# Finnish Movie for new recruits Taistelukenttä, or Battlefield



## Colin Parkinson (10 Jun 2020)

This very well done movie is shown to new recruits to prepare them for a defending their homeland in a conflict. They certainly don't pull any punches and the movie is graphic at times. It's not translated or sub-titled, but i think most will get the gist of it.

The original Taistelukenttä starts with shots of the beautiful Finnish wilderness and wildlife set to a 90s folk-rock ballad, then segues into footage of 1990s Finland: hockey victories, Helsinki beaches, farms. Presumably, the purpose of these shots is to remind the viewer of what they are defending. Of course, such shots probably seem incredibly nostalgic and quaint to contemporary viewers.

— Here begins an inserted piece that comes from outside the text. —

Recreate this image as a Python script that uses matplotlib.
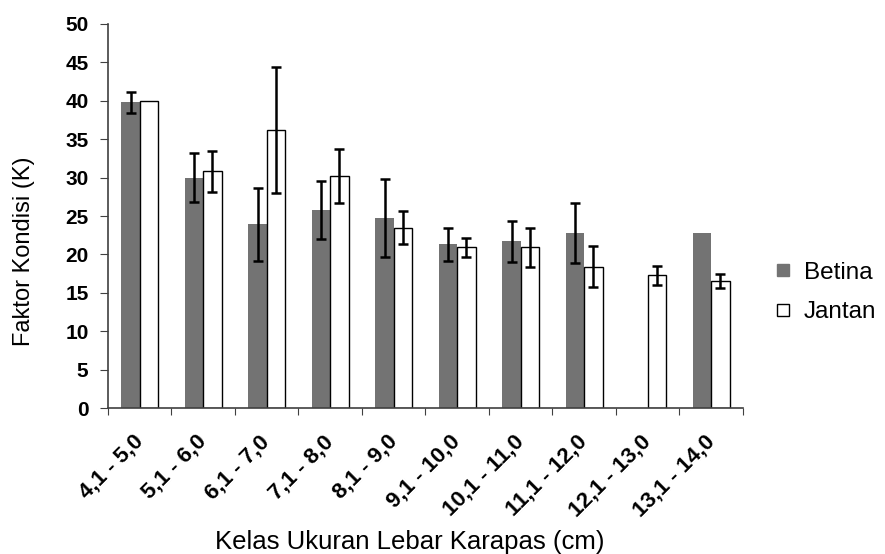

As the song ends, the film cuts to shots of burnt buildings, interspersed with footage of an FDF soldier watching through the window of a car. After a couple of seconds of that, the exposition for the battle for Finland begins. 

A news anchor announces that Finland and Sweden have increased defense cooperation, followed by announcements of the Netherlands, France, and Britain reinstituting the draft. Things seem to ramp up slowly, with Finland restricting access to its borders to only those with visas, NATO undertaking major military exercises in Germany, and the EU demanding Finland give military assistance to the Baltics. It’s important to note that the time frame here is in months: on the fake newspapers that are splashed onto the screen, the earliest is in October 1997. Things continue to ramp up, with preparations for general mobilization and reservists being called up to fight in April 1998. We see limited martial law provisions being implemented before the war, presumably due to some sabotage acts that occurred. Petrol and goods rations are imposed on the populace, media stations are brought under government control, and non-essential civilians are evacuated from the capital. Finally, things come to a head after a Finnish F/A-18 Hornet is shot down in the Gulf of Finland. This is a very slow, even Cold War-esque buildup to war. From the first headline to the last, there is a year of preparation, and a lot of time is given for the government to harden its facilities and draw up men. 


 1998 version https://www.youtube.com/watch?v=FJvrY04r8io

 2020 version, less graphic, sub-titled in English, not as realistic https://www.youtube.com/watch?v=bTmWCbcYwb8


----------